*EXERCISE OBJECTIVE*
Copy the lines of the data below exactly, starting at the first and stopping after the line that contains "const lowAngleFraction = [78, 62, 38, 16, 27, 3, 22, 3];"; include no pictures.

*DATA SEGMENT*

----

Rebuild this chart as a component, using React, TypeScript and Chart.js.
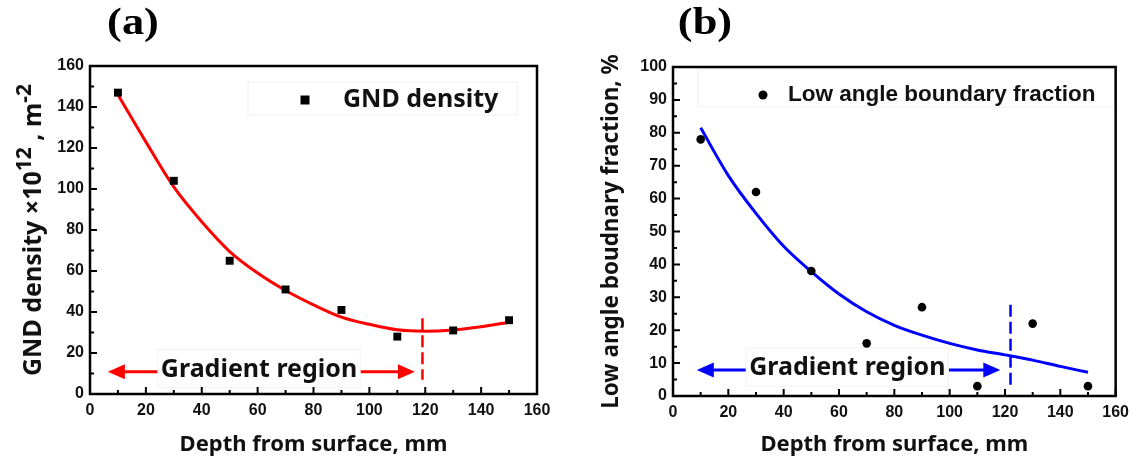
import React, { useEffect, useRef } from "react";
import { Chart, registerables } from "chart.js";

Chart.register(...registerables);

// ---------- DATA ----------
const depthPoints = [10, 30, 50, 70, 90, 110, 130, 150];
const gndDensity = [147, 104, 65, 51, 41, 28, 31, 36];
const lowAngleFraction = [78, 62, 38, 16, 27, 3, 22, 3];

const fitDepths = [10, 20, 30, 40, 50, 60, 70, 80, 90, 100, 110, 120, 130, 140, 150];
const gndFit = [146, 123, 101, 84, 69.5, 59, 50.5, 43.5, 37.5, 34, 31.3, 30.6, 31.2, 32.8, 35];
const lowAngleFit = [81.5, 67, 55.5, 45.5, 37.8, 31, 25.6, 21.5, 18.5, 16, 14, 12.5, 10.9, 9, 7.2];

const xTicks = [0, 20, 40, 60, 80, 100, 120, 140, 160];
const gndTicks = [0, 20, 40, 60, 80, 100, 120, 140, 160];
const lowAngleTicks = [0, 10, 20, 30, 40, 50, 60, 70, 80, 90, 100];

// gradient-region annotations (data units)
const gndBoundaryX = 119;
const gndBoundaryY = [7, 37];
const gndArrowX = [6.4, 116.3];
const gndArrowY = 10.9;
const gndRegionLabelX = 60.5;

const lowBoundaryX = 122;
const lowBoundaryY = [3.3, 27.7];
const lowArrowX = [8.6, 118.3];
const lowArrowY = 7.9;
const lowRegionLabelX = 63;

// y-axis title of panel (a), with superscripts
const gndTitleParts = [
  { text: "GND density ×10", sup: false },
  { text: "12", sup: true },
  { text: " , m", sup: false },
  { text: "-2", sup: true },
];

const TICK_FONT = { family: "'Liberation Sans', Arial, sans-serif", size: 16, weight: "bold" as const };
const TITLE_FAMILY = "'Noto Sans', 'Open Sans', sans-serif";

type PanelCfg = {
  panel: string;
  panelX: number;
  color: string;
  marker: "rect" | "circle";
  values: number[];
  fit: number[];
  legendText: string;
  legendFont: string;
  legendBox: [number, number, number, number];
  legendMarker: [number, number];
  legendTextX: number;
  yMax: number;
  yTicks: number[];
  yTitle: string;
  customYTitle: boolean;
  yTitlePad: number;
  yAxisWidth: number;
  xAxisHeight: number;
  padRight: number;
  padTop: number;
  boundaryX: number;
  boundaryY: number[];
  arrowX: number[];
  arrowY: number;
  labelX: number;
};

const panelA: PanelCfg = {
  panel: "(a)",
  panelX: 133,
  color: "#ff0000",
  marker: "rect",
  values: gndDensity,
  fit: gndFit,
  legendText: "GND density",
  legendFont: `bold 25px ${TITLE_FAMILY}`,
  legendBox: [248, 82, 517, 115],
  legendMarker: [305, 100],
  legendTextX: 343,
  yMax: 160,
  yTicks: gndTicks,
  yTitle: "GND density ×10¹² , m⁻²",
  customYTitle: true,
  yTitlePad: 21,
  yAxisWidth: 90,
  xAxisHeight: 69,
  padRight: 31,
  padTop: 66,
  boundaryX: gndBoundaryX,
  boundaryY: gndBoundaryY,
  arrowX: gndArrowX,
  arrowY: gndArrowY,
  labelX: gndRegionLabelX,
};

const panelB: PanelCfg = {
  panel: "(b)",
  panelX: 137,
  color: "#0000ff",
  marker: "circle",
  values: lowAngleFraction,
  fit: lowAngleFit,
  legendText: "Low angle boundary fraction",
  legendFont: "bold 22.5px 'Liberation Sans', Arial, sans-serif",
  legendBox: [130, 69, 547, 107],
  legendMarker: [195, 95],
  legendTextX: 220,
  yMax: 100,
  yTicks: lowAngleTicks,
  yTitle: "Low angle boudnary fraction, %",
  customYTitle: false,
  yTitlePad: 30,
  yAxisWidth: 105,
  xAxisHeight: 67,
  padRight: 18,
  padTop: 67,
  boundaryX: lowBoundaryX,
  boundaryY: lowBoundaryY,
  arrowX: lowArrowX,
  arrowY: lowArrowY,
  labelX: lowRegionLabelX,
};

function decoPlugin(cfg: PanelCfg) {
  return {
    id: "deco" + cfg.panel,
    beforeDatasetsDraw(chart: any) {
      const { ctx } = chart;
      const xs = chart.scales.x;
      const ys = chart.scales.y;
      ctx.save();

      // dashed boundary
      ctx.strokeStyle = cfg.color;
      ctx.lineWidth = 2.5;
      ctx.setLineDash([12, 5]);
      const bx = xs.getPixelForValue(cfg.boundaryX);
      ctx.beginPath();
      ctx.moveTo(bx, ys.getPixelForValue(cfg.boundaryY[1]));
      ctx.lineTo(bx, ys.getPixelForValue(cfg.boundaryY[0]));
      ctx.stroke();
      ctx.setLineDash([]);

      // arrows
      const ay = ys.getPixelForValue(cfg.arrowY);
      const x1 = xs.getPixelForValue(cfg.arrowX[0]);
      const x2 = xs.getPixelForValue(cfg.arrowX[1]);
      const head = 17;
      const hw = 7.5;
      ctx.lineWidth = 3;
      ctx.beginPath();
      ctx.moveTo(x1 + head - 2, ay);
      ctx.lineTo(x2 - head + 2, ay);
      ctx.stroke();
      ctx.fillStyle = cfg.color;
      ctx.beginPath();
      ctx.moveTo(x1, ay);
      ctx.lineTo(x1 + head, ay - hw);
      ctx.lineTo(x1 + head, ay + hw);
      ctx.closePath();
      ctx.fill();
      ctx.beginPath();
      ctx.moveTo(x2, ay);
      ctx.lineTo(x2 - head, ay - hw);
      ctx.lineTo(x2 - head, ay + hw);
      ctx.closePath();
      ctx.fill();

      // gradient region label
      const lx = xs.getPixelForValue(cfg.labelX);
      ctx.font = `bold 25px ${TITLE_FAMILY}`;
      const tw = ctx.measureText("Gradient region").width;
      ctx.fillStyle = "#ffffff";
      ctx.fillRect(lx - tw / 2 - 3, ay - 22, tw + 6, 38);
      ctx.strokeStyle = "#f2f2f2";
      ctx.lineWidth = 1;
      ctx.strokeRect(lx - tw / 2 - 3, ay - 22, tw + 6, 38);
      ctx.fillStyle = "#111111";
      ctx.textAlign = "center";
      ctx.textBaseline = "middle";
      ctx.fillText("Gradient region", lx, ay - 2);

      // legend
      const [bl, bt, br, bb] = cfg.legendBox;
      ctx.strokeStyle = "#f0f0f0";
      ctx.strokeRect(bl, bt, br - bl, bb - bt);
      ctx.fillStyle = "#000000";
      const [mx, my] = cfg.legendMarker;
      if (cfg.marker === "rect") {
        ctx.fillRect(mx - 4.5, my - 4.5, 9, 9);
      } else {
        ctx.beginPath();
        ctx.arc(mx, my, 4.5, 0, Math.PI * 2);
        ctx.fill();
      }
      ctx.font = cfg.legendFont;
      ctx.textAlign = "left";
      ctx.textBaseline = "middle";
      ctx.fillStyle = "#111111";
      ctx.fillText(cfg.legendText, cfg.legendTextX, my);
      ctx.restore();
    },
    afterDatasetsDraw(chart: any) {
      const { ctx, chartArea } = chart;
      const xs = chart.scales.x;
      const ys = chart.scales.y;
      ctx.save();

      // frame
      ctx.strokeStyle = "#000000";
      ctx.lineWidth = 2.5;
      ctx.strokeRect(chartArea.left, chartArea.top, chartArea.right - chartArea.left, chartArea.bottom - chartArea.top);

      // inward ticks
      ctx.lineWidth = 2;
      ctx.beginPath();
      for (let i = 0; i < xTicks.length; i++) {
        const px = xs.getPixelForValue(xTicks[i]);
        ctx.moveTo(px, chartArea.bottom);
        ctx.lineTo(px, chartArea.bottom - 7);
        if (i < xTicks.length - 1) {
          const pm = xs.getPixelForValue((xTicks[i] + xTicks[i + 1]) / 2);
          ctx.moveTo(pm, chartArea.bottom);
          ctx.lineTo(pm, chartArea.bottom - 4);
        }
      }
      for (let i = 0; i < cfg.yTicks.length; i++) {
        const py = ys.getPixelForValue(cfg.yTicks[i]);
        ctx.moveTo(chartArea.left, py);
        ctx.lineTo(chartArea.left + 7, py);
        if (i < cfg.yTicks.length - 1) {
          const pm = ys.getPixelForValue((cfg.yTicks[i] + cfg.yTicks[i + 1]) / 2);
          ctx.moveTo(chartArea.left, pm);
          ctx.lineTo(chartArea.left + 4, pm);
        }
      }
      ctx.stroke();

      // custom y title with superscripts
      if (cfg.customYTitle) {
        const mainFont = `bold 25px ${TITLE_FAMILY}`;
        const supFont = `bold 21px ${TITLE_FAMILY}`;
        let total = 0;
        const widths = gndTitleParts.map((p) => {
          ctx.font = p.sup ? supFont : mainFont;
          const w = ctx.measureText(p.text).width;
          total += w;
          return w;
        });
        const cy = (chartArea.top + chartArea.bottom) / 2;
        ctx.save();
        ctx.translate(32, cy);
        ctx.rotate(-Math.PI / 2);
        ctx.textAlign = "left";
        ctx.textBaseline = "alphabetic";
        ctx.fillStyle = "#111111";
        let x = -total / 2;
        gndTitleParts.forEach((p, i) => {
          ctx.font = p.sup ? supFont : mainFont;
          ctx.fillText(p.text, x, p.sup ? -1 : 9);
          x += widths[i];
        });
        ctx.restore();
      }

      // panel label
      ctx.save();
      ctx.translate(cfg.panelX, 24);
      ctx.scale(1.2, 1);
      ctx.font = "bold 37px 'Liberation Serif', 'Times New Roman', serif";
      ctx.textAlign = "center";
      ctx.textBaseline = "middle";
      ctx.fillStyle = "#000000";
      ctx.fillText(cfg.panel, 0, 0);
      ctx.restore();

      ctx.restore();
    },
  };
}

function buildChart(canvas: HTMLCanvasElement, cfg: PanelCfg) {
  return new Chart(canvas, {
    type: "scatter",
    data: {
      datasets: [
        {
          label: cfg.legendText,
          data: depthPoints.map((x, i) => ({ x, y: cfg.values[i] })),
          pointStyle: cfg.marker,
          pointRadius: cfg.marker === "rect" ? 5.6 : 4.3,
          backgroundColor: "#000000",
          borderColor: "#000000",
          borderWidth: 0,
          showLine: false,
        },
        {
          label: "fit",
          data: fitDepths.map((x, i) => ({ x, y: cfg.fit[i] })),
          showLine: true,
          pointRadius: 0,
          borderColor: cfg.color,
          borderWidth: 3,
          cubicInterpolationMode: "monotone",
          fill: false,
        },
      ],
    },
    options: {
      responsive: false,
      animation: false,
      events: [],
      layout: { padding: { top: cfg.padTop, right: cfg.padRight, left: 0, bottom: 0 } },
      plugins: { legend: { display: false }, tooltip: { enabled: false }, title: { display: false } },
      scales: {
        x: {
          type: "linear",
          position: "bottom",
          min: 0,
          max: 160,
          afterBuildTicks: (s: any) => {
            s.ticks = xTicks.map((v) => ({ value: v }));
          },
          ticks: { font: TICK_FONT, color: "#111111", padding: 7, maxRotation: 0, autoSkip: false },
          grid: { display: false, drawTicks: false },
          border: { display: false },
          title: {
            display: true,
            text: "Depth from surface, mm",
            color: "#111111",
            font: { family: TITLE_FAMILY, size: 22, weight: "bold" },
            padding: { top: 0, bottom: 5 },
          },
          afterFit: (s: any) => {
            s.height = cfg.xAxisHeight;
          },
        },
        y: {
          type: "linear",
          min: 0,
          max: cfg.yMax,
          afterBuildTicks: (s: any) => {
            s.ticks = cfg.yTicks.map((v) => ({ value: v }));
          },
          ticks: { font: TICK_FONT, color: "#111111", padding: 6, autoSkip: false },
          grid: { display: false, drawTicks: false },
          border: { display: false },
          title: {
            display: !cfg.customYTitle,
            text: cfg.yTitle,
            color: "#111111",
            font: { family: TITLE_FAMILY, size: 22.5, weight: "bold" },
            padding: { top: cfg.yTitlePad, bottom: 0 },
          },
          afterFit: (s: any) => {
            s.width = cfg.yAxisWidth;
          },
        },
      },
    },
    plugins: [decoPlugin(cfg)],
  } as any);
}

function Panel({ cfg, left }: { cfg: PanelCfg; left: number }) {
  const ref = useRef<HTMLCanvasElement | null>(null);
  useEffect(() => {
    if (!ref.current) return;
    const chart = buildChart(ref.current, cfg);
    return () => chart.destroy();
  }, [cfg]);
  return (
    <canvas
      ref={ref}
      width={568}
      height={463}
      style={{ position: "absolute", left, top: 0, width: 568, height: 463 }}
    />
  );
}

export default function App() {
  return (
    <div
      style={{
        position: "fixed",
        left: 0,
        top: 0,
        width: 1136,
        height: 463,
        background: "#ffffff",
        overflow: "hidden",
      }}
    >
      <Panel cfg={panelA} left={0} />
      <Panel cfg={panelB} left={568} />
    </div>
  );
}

----

*THE SOLUTION*
Rebuild this chart as a component, using React, TypeScript and Chart.js.
import React, { useEffect, useRef } from "react";
import { Chart, registerables } from "chart.js";

Chart.register(...registerables);

// ---------- DATA ----------
const depthPoints = [10, 30, 50, 70, 90, 110, 130, 150];
const gndDensity = [147, 104, 65, 51, 41, 28, 31, 36];
const lowAngleFraction = [78, 62, 38, 16, 27, 3, 22, 3];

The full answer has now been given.